Again, Should You Off-Load Your DSCSA Obligations To Your Contract Partners?

??????????????????????I spent my holiday weekend having fun with my family and I hope you did the same.  Instead of spending my holiday writing a new RxTrace essay I am re-running one of my better essays, originally posted on October 6, 2014.  If you missed it then, or even if you read it then, it is worth another read.  See if you agree:

Manufacturers who make use of third-party contract manufacturers, contract packagers and/or third-party logistics providers (3PLs) may wish to off-load their 2015 and 2017 obligations under the U.S. Drug Supply Chain Security Act (DSCSA) to those contract organizations.  These obligations include providing Transaction Information (TI),Transaction History (TH) and Transaction Statements (TS), and collecting and holding that data in case of future investigations starting this coming January; and applying the necessary 2D barcode with serial numbers starting in November of 2017.

This may seem perfectly logical.  After all, absorbing responsibilities is one of the big benefits that contract organizations offer their customers.  But by passing on certain obligations under the law, DSCSA manufacturers may end up with higher risks in the future.

First of all, DSCSA manufacturers cannot really pass any of their obligations on to a third-party.  That is, the DSCSA manufacturer has certain specific obligations that they will always be held accountable for by State and Federal regulators.  The only thing a DSCSA manufacturer can do is to include specific language in their contract with the third-party to obtain additional help toward meeting those obligations.  If a regulator eventually finds some deficiency in meeting one or more of those obligations, it will be the DSCSA manufacturer who will face the consequences, not the contract organization.  (Of course, if there is criminal wrong-doing on the part of the contract organization, they too are certain to face consequences.)

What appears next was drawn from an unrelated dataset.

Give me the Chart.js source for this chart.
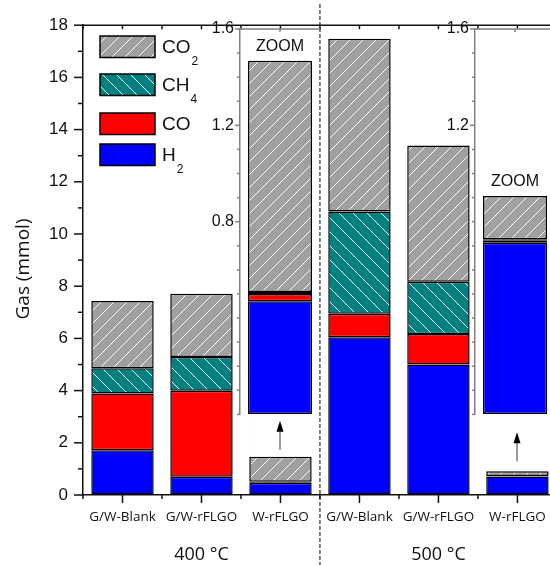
<!DOCTYPE html>
<html lang="en">
<head>
<meta charset="UTF-8">
<title>Gas yield</title>
<script src="https://cdn.jsdelivr.net/npm/chart.js@4"></script>
<style>
  html, body { margin: 0; padding: 0; background: #fff; overflow: hidden; }
  .wrap { position: relative; width: 550px; height: 565px; overflow: hidden; }
  canvas { position: absolute; top: 0; }
  #mainChart { left: 0; }
  #zoom1 { left: 190px; }
  #zoom2 { left: 425px; }
</style>
</head>
<body>
<div class="wrap">
  <canvas id="mainChart" width="560" height="565"></canvas>
  <canvas id="zoom1" width="140" height="430"></canvas>
  <canvas id="zoom2" width="140" height="430"></canvas>
</div>
<script>
// data (mmol)
const categories = ['G/W-Blank', 'G/W-rFLGO', 'W-rFLGO', 'G/W-Blank', 'G/W-rFLGO', 'W-rFLGO'];
const temperatures = ['400 °C', '500 °C'];
const h2  = [1.71, 0.70, 0.47, 6.04, 5.00, 0.713];
const co  = [2.18, 3.29, 0.03, 0.90, 1.17, 0.008];
const ch4 = [0.97, 1.30, 0.008, 3.92, 2.00, 0.006];
const co2 = [2.57, 2.42, 0.96, 6.62, 5.22, 0.18];
const zoomIndex = [2, 5];
const zoom1Labels = [1.6, 1.2, 0.8];
const zoom2Labels = [1.6, 1.2];

const axisColor = '#111';
const textColor = '#111';
const numFont = '"Liberation Sans", Arial, sans-serif';

function hatch(bg, dir, size) {
    const c = document.createElement('canvas');
    c.width = size; c.height = size;
    const g = c.getContext('2d');
    g.fillStyle = bg;
    g.fillRect(0, 0, size, size);
    g.strokeStyle = 'rgba(255,255,255,0.95)';
    g.lineWidth = 1;
    g.beginPath();
    for (let k = -1; k <= 1; k++) {
        if (dir === '/') {
            g.moveTo(k * size, size);
            g.lineTo(k * size + size, 0);
        } else {
            g.moveTo(k * size, 0);
            g.lineTo(k * size + size, size);
        }
    }
    g.stroke();
    return g.createPattern(c, 'repeat');
}

const series = [
    { name: 'H2',  data: h2,  fill: '#0000ff' },
    { name: 'CO',  data: co,  fill: '#ff0000' },
    { name: 'CH4', data: ch4, fill: hatch('#008080', '\\', 14) },
    { name: 'CO2', data: co2, fill: hatch('#a0a0a0', '/', 13) }
];

function line(ctx, x1, y1, x2, y2) {
    ctx.beginPath();
    ctx.moveTo(x1, y1);
    ctx.lineTo(x2, y2);
    ctx.stroke();
}

// text with trailing digits as subscript
function chemLabel(ctx, name, x, y) {
    const main = name.replace(/\d+$/, '');
    const sub = name.slice(main.length);
    ctx.font = '19px ' + numFont;
    ctx.textAlign = 'left';
    ctx.textBaseline = 'middle';
    ctx.fillText(main, x, y);
    if (sub) {
        const w = ctx.measureText(main).width;
        ctx.font = '12px ' + numFont;
        ctx.fillText(sub, x + w + 1, y + 14);
    }
}

const mainDecor = {
    id: 'mainDecor',
    afterDraw(chart) {
        const { ctx, chartArea: a, scales: { x, y } } = chart;
        ctx.save();
        ctx.strokeStyle = axisColor;
        ctx.lineWidth = 1.5;
        line(ctx, a.left, a.top, a.right, a.top);

        // y ticks, major every 2
        y.ticks.forEach(t => {
            const p = y.getPixelForValue(t.value);
            const len = t.value % 2 === 0 ? 9 : 5;
            line(ctx, a.left - len, p, a.left, p);
        });

        // x ticks at centres, minor at boundaries
        categories.forEach((c, i) => {
            const p = x.getPixelForValue(i);
            line(ctx, p, a.bottom, p, a.bottom + 8);
            line(ctx, p, a.top, p, a.top + 4);
        });
        for (let i = 0; i <= categories.length; i++) {
            const p = x.getPixelForValue(i - 0.5);
            line(ctx, p, a.bottom, p, a.bottom + 4);
            line(ctx, p, a.top, p, a.top + 4);
        }

        // divider between temperatures
        const d = x.getPixelForValue(2.5);
        ctx.lineWidth = 1;
        ctx.strokeStyle = '#000';
        ctx.setLineDash([4, 2]);
        line(ctx, d, 4, d, 565);
        ctx.setLineDash([]);

        // temperature labels under middle bar of each group
        ctx.fillStyle = textColor;
        ctx.font = '18px "Open Sans", sans-serif';
        ctx.textAlign = 'center';
        ctx.textBaseline = 'middle';
        temperatures.forEach((t, g) => {
            ctx.fillText(t, x.getPixelForValue(g * 3 + 1), 555);
        });

        // y title
        ctx.save();
        ctx.translate(24, 269);
        ctx.rotate(-Math.PI / 2);
        ctx.font = '19px "Open Sans", sans-serif';
        ctx.fillText('Gas (mmol)', 0, 0);
        ctx.restore();

        // arrows from small bars up to the zoom panels
        const top = chart.getDatasetMeta(series.length - 1);
        const gaps = [7, 10];
        zoomIndex.forEach((idx, k) => {
            const el = top.data[idx];
            const cx = Math.round(el.x);
            const yb = el.y - gaps[k];
            const yt = yb - 29;
            ctx.strokeStyle = '#777';
            ctx.lineWidth = 1.5;
            line(ctx, cx, yb, cx, yt + 9);
            ctx.fillStyle = '#000';
            ctx.beginPath();
            ctx.moveTo(cx, yt);
            ctx.lineTo(cx - 3.5, yt + 11);
            ctx.lineTo(cx + 3.5, yt + 11);
            ctx.closePath();
            ctx.fill();
        });

        // legend
        const legendTops = [36, 74, 113, 144];
        const order = series.slice().reverse();
        order.forEach((s, i) => {
            const by = legendTops[i];
            ctx.fillStyle = s.fill;
            ctx.fillRect(100, by, 55, 21.5);
            ctx.strokeStyle = '#000';
            ctx.lineWidth = 1.5;
            ctx.strokeRect(100, by, 55, 21.5);
            ctx.fillStyle = textColor;
            chemLabel(ctx, s.name, 162, by + 12);
        });
        ctx.restore();
    }
};

new Chart(document.getElementById('mainChart'), {
    type: 'bar',
    data: {
        labels: categories,
        datasets: series.map(s => ({
            label: s.name,
            data: s.data,
            backgroundColor: s.fill,
            borderColor: '#000',
            borderWidth: 1.5,
            borderSkipped: false,
            barPercentage: 0.79,
            categoryPercentage: 1
        }))
    },
    options: {
        responsive: false,
        animation: false,
        devicePixelRatio: 1,
        layout: { padding: { top: 21, right: 3, left: 0, bottom: 0 } },
        plugins: { legend: { display: false }, tooltip: { enabled: false } },
        scales: {
            x: {
                stacked: true,
                afterFit: s => { s.height = 70; },
                grid: { drawOnChartArea: false, drawTicks: false },
                border: { color: axisColor, width: 1.5 },
                ticks: {
                    autoSkip: false,
                    maxRotation: 0,
                    padding: 14,
                    color: textColor,
                    font: { family: '"Open Sans", sans-serif', size: 13.5 }
                }
            },
            y: {
                stacked: true,
                min: 0,
                max: 18,
                afterFit: s => { s.width = 83; },
                grid: { drawOnChartArea: false, drawTicks: false },
                border: { color: axisColor, width: 1.5 },
                ticks: {
                    stepSize: 1,
                    autoSkip: false,
                    padding: 15,
                    color: textColor,
                    font: { family: numFont, size: 17 },
                    callback: v => (v % 2 === 0 ? v : '')
                }
            }
        }
    },
    plugins: [mainDecor]
});

const zoomDecor = {
    id: 'zoomDecor',
    afterDraw(chart) {
        const { ctx, chartArea: a, scales: { x, y } } = chart;
        const shown = chart.options.plugins.zoomDecor.labels;
        ctx.save();
        ctx.strokeStyle = '#808080';
        ctx.lineWidth = 1.5;
        line(ctx, a.left, a.top, a.right, a.top);
        y.ticks.forEach(t => {
            const p = y.getPixelForValue(t.value);
            const major = shown.some(l => Math.abs(l - t.value) < 1e-6);
            line(ctx, a.left - (major ? 5 : 3), p, a.left, p);
        });
        const cx = x.getPixelForValue(0);
        line(ctx, cx, a.top, cx, a.top + 3);

        const el = chart.getDatasetMeta(series.length - 1).data[0];
        ctx.fillStyle = textColor;
        ctx.font = '16px ' + numFont;
        ctx.textAlign = 'center';
        ctx.textBaseline = 'middle';
        ctx.fillText('ZOOM', el.x, el.y - 14);
        ctx.restore();
    }
};

function zoomChart(id, idx, shown) {
    return new Chart(document.getElementById(id), {
        type: 'bar',
        data: {
            labels: [categories[idx]],
            datasets: series.map(s => ({
                label: s.name,
                data: [s.data[idx]],
                backgroundColor: s.fill,
                borderColor: '#000',
                borderWidth: 1.5,
                borderSkipped: false,
                barPercentage: 0.8,
                categoryPercentage: 1
            }))
        },
        options: {
            responsive: false,
            animation: false,
            devicePixelRatio: 1,
            layout: { padding: { top: 29, right: 10, left: 0, bottom: 15 } },
            plugins: {
                legend: { display: false },
                tooltip: { enabled: false },
                zoomDecor: { labels: shown }
            },
            scales: {
                x: { stacked: true, display: false },
                y: {
                    stacked: true,
                    min: 0,
                    max: 1.6,
                    afterFit: s => { s.width = 50; },
                    grid: { drawOnChartArea: false, drawTicks: false },
                    border: { color: '#808080', width: 1.5 },
                    ticks: {
                        stepSize: 0.1,
                        autoSkip: false,
                        padding: 6,
                        color: textColor,
                        font: { family: numFont, size: 16 },
                        callback: v => (shown.some(l => Math.abs(l - v) < 1e-6) ? v.toFixed(1) : '')
                    }
                }
            }
        },
        plugins: [zoomDecor]
    });
}

zoomChart('zoom1', zoomIndex[0], zoom1Labels);
zoomChart('zoom2', zoomIndex[1], zoom2Labels);
</script>
</body>
</html>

The regulator is not going to accept a claim that it was the contract organization’s fault that the law was not met.  So the best you can do is to make the vendor share in those consequences through the contract you sign with them.  The regulator is not likely to “recognize” your contract, but at least that contract should ensure that the contract organization will help you correct the situation and perhaps share some percentage of any fines that may be imposed by the regulator on you.

Contract language such as this is a two-way street.  The DSCSA manufacturer might be able to sleep better at night knowing that their contract makes it more likely that their contract organization will correctly perform the necessary duties on their behalf, but now the price might go up.  That is because the contract organization has new obligations and unknowns in their contract.  How they price those obligations and unknowns will be up to each company, but odds are, the prices will go up.  DSCSA compliance should be viewed as an expansion of the service that contract organizations provide and that addition should be priced accordingly.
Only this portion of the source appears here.